Could a permanent unemployment rate of 10-20 percent be the reality in another 5-10 years - if not sooner? If you're an investor trying to profit from this gloomy scenario, how do you place your [financial] bets? Who profits in the absence of a UBI?

Last edited by Alan C. Lawhon; 06-05-2016 at 09:19 AM.
06-05-2016 , 09:28 AM
Quote:
Originally Posted by chytry
the Swiss proposal is for hilarious €2,000/month
Does not get you much in Switzerland.

Place is ridic expensive.
06-05-2016 , 09:31 AM
Quote:
It occurs to me that if Bill Gross is correct in his prediction that the relentless advance of technology and automation will inevitably lead to massive job loss, at some point this "trend" will begin adversely affecting the overall economy.
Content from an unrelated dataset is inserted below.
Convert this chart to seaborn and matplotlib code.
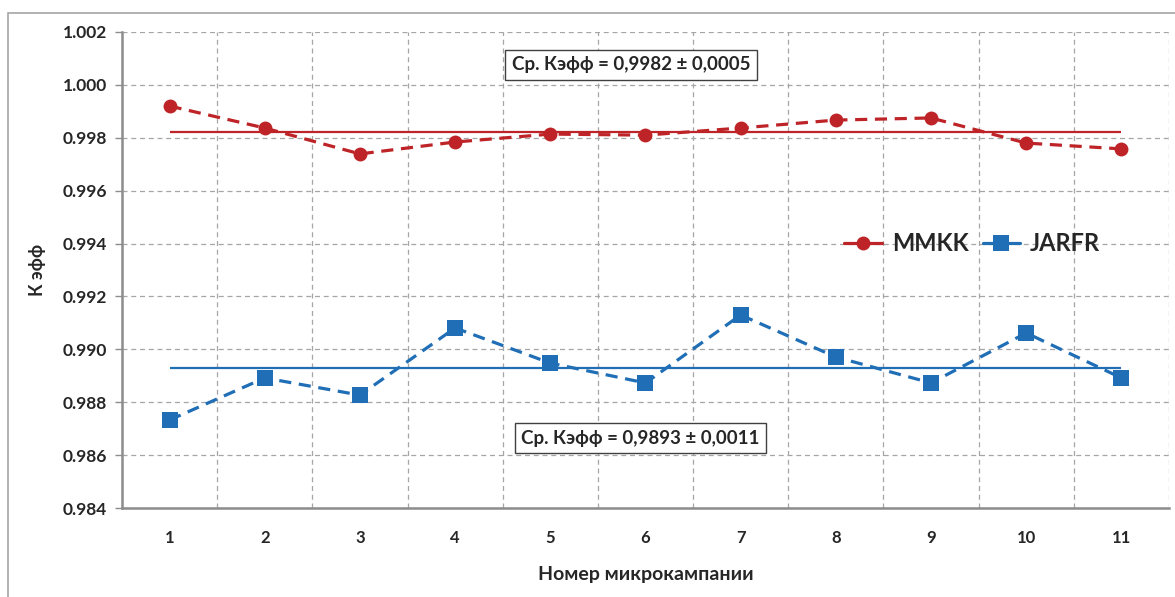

As more jobs disappear, probably forever, there should be an inevitable slowing of growth and GDP due to a drop in demand. (If increasing numbers of people are losing their jobs, they'll be cutting back on spending - at a minimum.)
Think its possible to hypothesise that its hurting it now as we speak.

The global economy is having a massive problem stimulating aggregate demand, IRs are at record lows and even negative yet consumers are not spending and consuming at anything like the levels which one would assume would accompany such IRs given historical trends.

Maybe automation pressure on wages has something to do with this.
06-05-2016 , 10:49 AM
Quote:
Originally Posted by chezlaw
Swiss vote on it today. It's looking like a NO according to the polls.
Quote:
Originally Posted by chytry
the Swiss proposal is for hilarious €2,000/month
Looks like it got CRUSHED

http://www.bbc.com/news/world-europe-36454060

Quote:
Some 78% of voters opposed the plan, a GFS projection for Swiss TV suggested.
Hey look, the vast majority don't want people to get something for nothing. News at 11.
06-05-2016 , 10:58 AM
Quote:
Originally Posted by awval999
Hey look, the vast majority don't want people to get something for nothing. News at 11.
They already have generous benefits.